As conversations about race, equity, and privilege have become more commonplace, schools are coming to examine their role vis-à-vis these topics. Jewish day schools may face particular challenges in this arena. They serve a limitedly diverse population. There can be a tension between attention to in-group Jewish diversity and participation in the broader society. Efforts to address these issues are, or can be, embedded within other discussions about Jewish values and identity, and also call upon school leaders to engage with definitions and legacies of race, equity, and privilege in determining their educational approach. In addressing these myriad factors, school leaders must hold a mirror up to their own beliefs and motivations before they are able to lead any meaningful initiative. Through interviews, observations, focus groups, and artifact analysis, our study seeks to uncover day school leaders’ thinking about race, equity, and privilege and explore how they frame these issues in their school and school communities.
Final Report (Published September 2024): Jewish Day School Educators’ Perceptions of How Their School Communities Engage with Race and Racism
Related companion thought pieces:
The sense that young American Jews have a weaker connection to the state of Israel has become a heated topic of late. The distancing of younger generations has particularly challenged contemporary Israel education, which seeks to maintain this long- standing relationship while accommodating intergenerational differences. Yet, despite growing academic interest, our understanding of generational differences and their responsiveness to different messages on Israel remains incomplete. Do different depictions of Israel resonate differently across generations, and if so, how? The proposed research will examine this question by reanalyzing existing surveys and conducting an original survey experiment to gauge generational differences regarding Israel and their receptiveness to different narratives about the country. The project will provide a novel and rigorous methodological tool to study the distancing of young American Jews from Israel, assess the effectiveness of different pedagogical frames, and initiate a broader theoretical debate on collective memories, generational changes, and diasporas.
While much communal attention is focused on how teens and young adults think about Israel, this study will address the very youngest learners in the Jewish community, asking “How do preschool children think about and understand Israel?” As this question is crucial for both scholarship and practice, this project is designed as a unique and powerful practitioner and researcher partnership. Researchers will create a developmentally-appropriate research protocol using group interviews, elicitation/provocation exercises, and teacher documentation. Early childhood practitioners from three Jewish early childhood centers will be trained to use it to uncover the ways that their students think about Israel. Multiple rounds of coding and analysis will allow both practitioners and researchers to shape and reflect on the analysis before findings are shared in both practitioner and scholarly venues.
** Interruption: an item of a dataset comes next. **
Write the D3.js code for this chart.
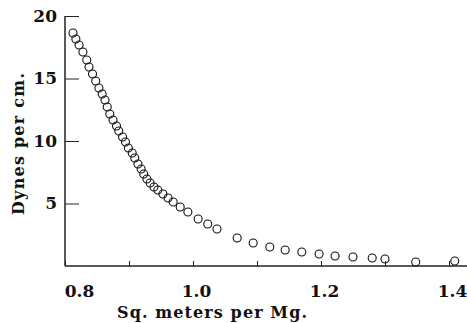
<!DOCTYPE html>
<html>
<head>
<meta charset="utf-8">
<script src="https://cdn.jsdelivr.net/npm/d3@7"></script>
<style>
  body { margin: 0; background: #fff; }
  text { font-family: "DejaVu Serif", serif; font-weight: bold; fill: #111; }
</style>
</head>
<body>
<div id="chart"></div>
<script>
// area per mass (sq. meters per Mg) and surface pressure (dynes per cm)
var area = [0.8125, 0.817, 0.822, 0.828, 0.834, 0.8375, 0.843, 0.848, 0.853, 0.858,
  0.8625, 0.866, 0.870, 0.875, 0.8805, 0.884, 0.890, 0.8945, 0.899, 0.905,
  0.909, 0.914, 0.919, 0.923, 0.928, 0.933, 0.939, 0.945, 0.953, 0.961,
  0.969, 0.980, 0.992, 1.008, 1.023, 1.0375, 1.069, 1.094, 1.120, 1.144,
  1.170, 1.197, 1.222, 1.250, 1.280, 1.300, 1.348, 1.409];
var pressure = [18.64, 18.16, 17.68, 17.12, 16.48, 15.92, 15.36, 14.8, 14.24, 13.76,
  13.28, 12.72, 12.16, 11.68, 11.2, 10.8, 10.32, 9.92, 9.44, 9.04,
  8.64, 8.16, 7.76, 7.36, 6.96, 6.64, 6.32, 6.08, 5.76, 5.44,
  5.12, 4.72, 4.32, 3.76, 3.36, 2.96, 2.24, 1.84, 1.52, 1.28,
  1.12, 0.96, 0.8, 0.72, 0.64, 0.56, 0.32, 0.4];
var xTicks = [0.8, 0.9, 1.0, 1.1, 1.2, 1.3, 1.4];
var xLabels = [0.8, 1.0, 1.2, 1.4];
var yTicks = [5, 10, 15, 20];

var width = 467, height = 323;
var marginLeft = 65, plotTop = 16, plotBottom = 266;

var svg = d3.select("#chart").append("svg")
  .attr("width", width)
  .attr("height", height);

var x = d3.scaleLinear().domain([0.8, 1.4]).range([marginLeft, marginLeft + 384]);
var y = d3.scaleLinear().domain([0, 20]).range([plotBottom, plotTop]);

// x axis: small ticks pointing up, labels only every 0.2
var xAxis = d3.axisBottom(x)
  .tickValues(xTicks)
  .tickSize(-5)
  .tickPadding(10)
  .tickFormat(function(d) {
    return xLabels.some(function(v) { return Math.abs(v - d) < 1e-9; }) ? d3.format(".1f")(d) : "";
  });

var gx = svg.append("g")
  .attr("transform", "translate(0," + plotBottom + ")")
  .call(xAxis);
gx.select(".domain").remove();
gx.selectAll("line").attr("stroke", "#222").attr("stroke-width", 1);
gx.selectAll("text")
  .style("font-size", "17px")
  .attr("fill", "#111")
  .attr("y", 31)
  .attr("dy", 0)
  .attr("dx", function(d) { return Math.abs(d - 0.8) < 1e-9 ? 14 : 3; });

svg.append("line")
  .attr("x1", marginLeft).attr("x2", width)
  .attr("y1", plotBottom).attr("y2", plotBottom)
  .attr("stroke", "#222").attr("stroke-width", 1.5);

// y axis: ticks pointing right into the plot
var yAxis = d3.axisLeft(y)
  .tickValues(yTicks)
  .tickSize(-14)
  .tickPadding(8);

var gy = svg.append("g")
  .attr("transform", "translate(" + marginLeft + ",0)")
  .call(yAxis);
gy.select(".domain").remove();
gy.selectAll("line").attr("stroke", "#222").attr("stroke-width", 1);
gy.selectAll("text")
  .style("font-size", "17px")
  .attr("fill", "#111");

svg.append("line")
  .attr("x1", marginLeft).attr("x2", marginLeft)
  .attr("y1", plotTop).attr("y2", plotBottom)
  .attr("stroke", "#222").attr("stroke-width", 1.5);

// data points: open circles
svg.selectAll("circle.pt")
  .data(area)
  .enter()
  .append("circle")
  .attr("class", "pt")
  .attr("cx", function(d) { return x(d); })
  .attr("cy", function(d, i) { return y(pressure[i]); })
  .attr("r", 4)
  .attr("fill", "none")
  .attr("stroke", "#111")
  .attr("stroke-width", 1.1);

// axis titles
svg.append("text")
  .attr("x", 212)
  .attr("y", 318)
  .attr("text-anchor", "middle")
  .attr("textLength", 190)
  .style("font-size", "16px")
  .text("Sq. meters per Mg.");

svg.append("text")
  .attr("transform", "translate(24,144) rotate(-90)")
  .attr("text-anchor", "middle")
  .attr("textLength", 142)
  .style("font-size", "16px")
  .text("Dynes per cm.");
</script>
</body>
</html>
This study will investigate how Hebrew is taught and perceived at American Jewish supplementary schools. Which types of Hebrew (Liturgical, Biblical, Modern) and which skills (decoding, recitation, conversation) are emphasized? Phase one is a survey of 250+ school directors around the United States, focusing on rationales, goals, teaching methods, curricula, and teacher selection. Phase two involves classroom observations and stakeholder surveys at 10 schools with diverse approaches. Researchers will first determine how teachers teach, use, and discuss Hebrew and how students respond. Researchers will then survey students, parents, clergy, and teachers about their rationales, goals, and perceptions of their program. This project represents a collaboration among researchers and practitioners committed to theorizing how Hebrew is and might be approached in American Jewish educational institutions. Understanding this will enable future interventions to better align goals and methods among educators, congregations, and families, thereby strengthening diaspora Hebrew education.
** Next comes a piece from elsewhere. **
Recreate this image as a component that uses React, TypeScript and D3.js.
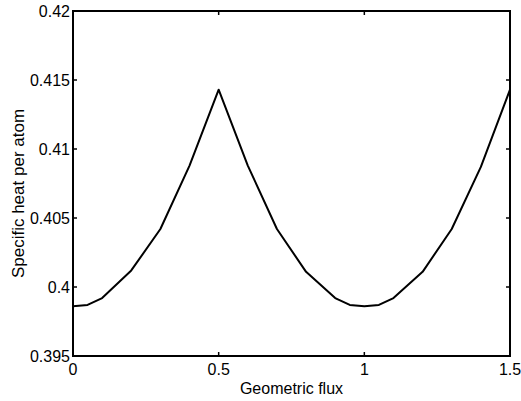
import React, { useEffect, useRef } from 'react';
import * as d3 from 'd3';

// flux values and specific heat
const flux = [0, 0.05, 0.1, 0.2, 0.3, 0.4, 0.5, 0.6, 0.7, 0.8, 0.9, 0.95, 1.0, 1.05, 1.1, 1.2, 1.3, 1.4, 1.5];
const heat = [0.3986, 0.3987, 0.3992, 0.4012, 0.4042, 0.4088, 0.4143, 0.4088, 0.4042, 0.4011, 0.3992, 0.3987, 0.3986, 0.3987, 0.3992, 0.4011, 0.4042, 0.4087, 0.4143];

const xTicks = [0, 0.5, 1, 1.5];
const yTicks = [0.395, 0.4, 0.405, 0.41, 0.415, 0.42];
const xTickLabels = ['0', '0.5', '1', '1.5'];
const yTickLabels = ['0.395', '0.4', '0.405', '0.41', '0.415', '0.42'];

const App = () => {
  const svgRef = useRef<SVGSVGElement>(null);

  useEffect(() => {
    const svg = d3.select(svgRef.current);
    svg.selectAll('*').remove();

    const width = 521;
    const height = 401;
    const margin = { top: 11, right: 11, bottom: 45, left: 73 };
    const font = 'Liberation Sans, Arial, Helvetica, sans-serif';

    const x = d3.scaleLinear().domain([0, 1.5]).range([margin.left, width - margin.right]);
    const y = d3.scaleLinear().domain([0.395, 0.42]).range([height - margin.bottom, margin.top]);

    svg.append('rect')
      .attr('width', width)
      .attr('height', height)
      .attr('fill', '#fff');

    // ticks pointing inward on all four sides
    const tickLen = 4;
    const ticks = svg.append('g').attr('stroke', '#000').attr('stroke-width', 1.5);
    xTicks.forEach(t => {
      ticks.append('line').attr('x1', x(t)).attr('x2', x(t))
        .attr('y1', y.range()[0]).attr('y2', y.range()[0] - tickLen);
      ticks.append('line').attr('x1', x(t)).attr('x2', x(t))
        .attr('y1', y.range()[1]).attr('y2', y.range()[1] + tickLen);
    });
    yTicks.forEach(t => {
      ticks.append('line').attr('y1', y(t)).attr('y2', y(t))
        .attr('x1', x.range()[0]).attr('x2', x.range()[0] + tickLen);
      ticks.append('line').attr('y1', y(t)).attr('y2', y(t))
        .attr('x1', x.range()[1]).attr('x2', x.range()[1] - tickLen);
    });

    // tick labels
    svg.append('g')
      .selectAll('text')
      .data(xTicks)
      .join('text')
      .attr('x', d => x(d))
      .attr('y', y.range()[0] + 19)
      .attr('text-anchor', 'middle')
      .attr('font-family', font)
      .attr('font-size', 16)
      .text((d, i) => xTickLabels[i]);

    svg.append('g')
      .selectAll('text')
      .data(yTicks)
      .join('text')
      .attr('x', x.range()[0] - 3)
      .attr('y', d => y(d) + 6)
      .attr('text-anchor', 'end')
      .attr('font-family', font)
      .attr('font-size', 16)
      .text((d, i) => yTickLabels[i]);

    // the curve
    const line = d3.line<number>()
      .x((d, i) => x(flux[i]))
      .y(d => y(d));

    svg.append('path')
      .datum(heat)
      .attr('d', line)
      .attr('fill', 'none')
      .attr('stroke', '#000')
      .attr('stroke-width', 2)
      .attr('stroke-linejoin', 'round');

    // box
    svg.append('rect')
      .attr('x', x.range()[0])
      .attr('y', y.range()[1])
      .attr('width', x.range()[1] - x.range()[0])
      .attr('height', y.range()[0] - y.range()[1])
      .attr('fill', 'none')
      .attr('stroke', '#000')
      .attr('stroke-width', 2);

    // axis labels
    svg.append('text')
      .attr('x', (x.range()[0] + x.range()[1]) / 2)
      .attr('y', 394)
      .attr('text-anchor', 'middle')
      .attr('font-family', font)
      .attr('font-size', 16)
      .text('Geometric flux');

    svg.append('text')
      .attr('transform', `translate(24,${(y.range()[0] + y.range()[1]) / 2 + 10}) rotate(-90)`)
      .attr('text-anchor', 'middle')
      .attr('font-family', font)
      .attr('font-size', 17)
      .text('Specific heat per atom');
  }, []);

  return (
    <svg
      ref={svgRef}
      width={521}
      height={401}
      style={{ position: 'absolute', left: 0, top: 0 }}
    ></svg>
  );
};

export default App;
Israel-based programs for North American Jews in their gap year between high school and college are a significant locale for Israel education, but one that has not received much scholarly attention. Because the programs are situated in contemporary Israel for a period of 9 months, they function as sites of Israel education in ways that are hard to replicate in North American settings. This project will investigate the educational conceptions of two such programs—The Young Judaea Year Course, and the Kivunim Program—with particular attention to their formulations of how and why young American Jews are expected to relate to current day Israel, and how these ideas play out in practice. At a time when there are many questions about the nature of the relationship between American Jews and Israel, this inquiry will provide a window for examining educators’ views about what 21st century “Jewish citizenship” could or should entail for the rising generation of North American Jews.
This study will examine Hebrew language programs at charter schools and at regular public schools, estimated to instruct approximately 6,000 students in 35 programs across the U.S. Until now, research has focused on the teaching and learning of Hebrew in Jewish day schools and informal Jewish educational contexts. However, significant growth over the past decade in the number of Hebrew language programs (HLPs) at schools across the country, and especially in Hebrew charter schools, warrants new research attention. Understanding how Hebrew language learning is conceptualized in these settings, how they appeal to Jewish and non-Jewish learners, and what instructional methods are used, will enable educators to gain a fuller picture of Hebrew learning outside of Jewish settings.
This study will explore teacher research as a way to promote teacher leadership. Hassenfeld will document the efforts of a newly formed Teacher Research Group—teachers conducting research on their own practice—as they form a community of teacher researchers and support each other in the conduct of research in their own classrooms. Hassenfeld’s study, conducted in partnership with the Jack, Joseph and Morton Mandel Center for Studies in Jewish Education at Brandeis University, will explore the outcomes of this experience for teacher researchers, their students, and their leadership within the school. He will examine the process through which teachers generate systematic knowledge that contributes to the field of Jewish education and will examine teacher research as a possible avenue for the development of teacher-leaders.
This study will explore the capacity of educational leaders in Jewish schools to distinguish between problems to be solved and dilemmas to be managed. Through a series of interviews with Jewish educational leaders, Litman and Zeldin will examine how senior personnel understand enduring dilemmas in their roles and their leadership practices, and how mastery of a range of strategies to address these dilemmas contribute to their perceptions of their capacity to be effective leaders. Jewish educational leaders face a steady stream of challenges, some of them requiring immediate responses and others calling for careful deliberation. This study addresses how educational leaders identify these dilemmas and manage them in complex and creative ways.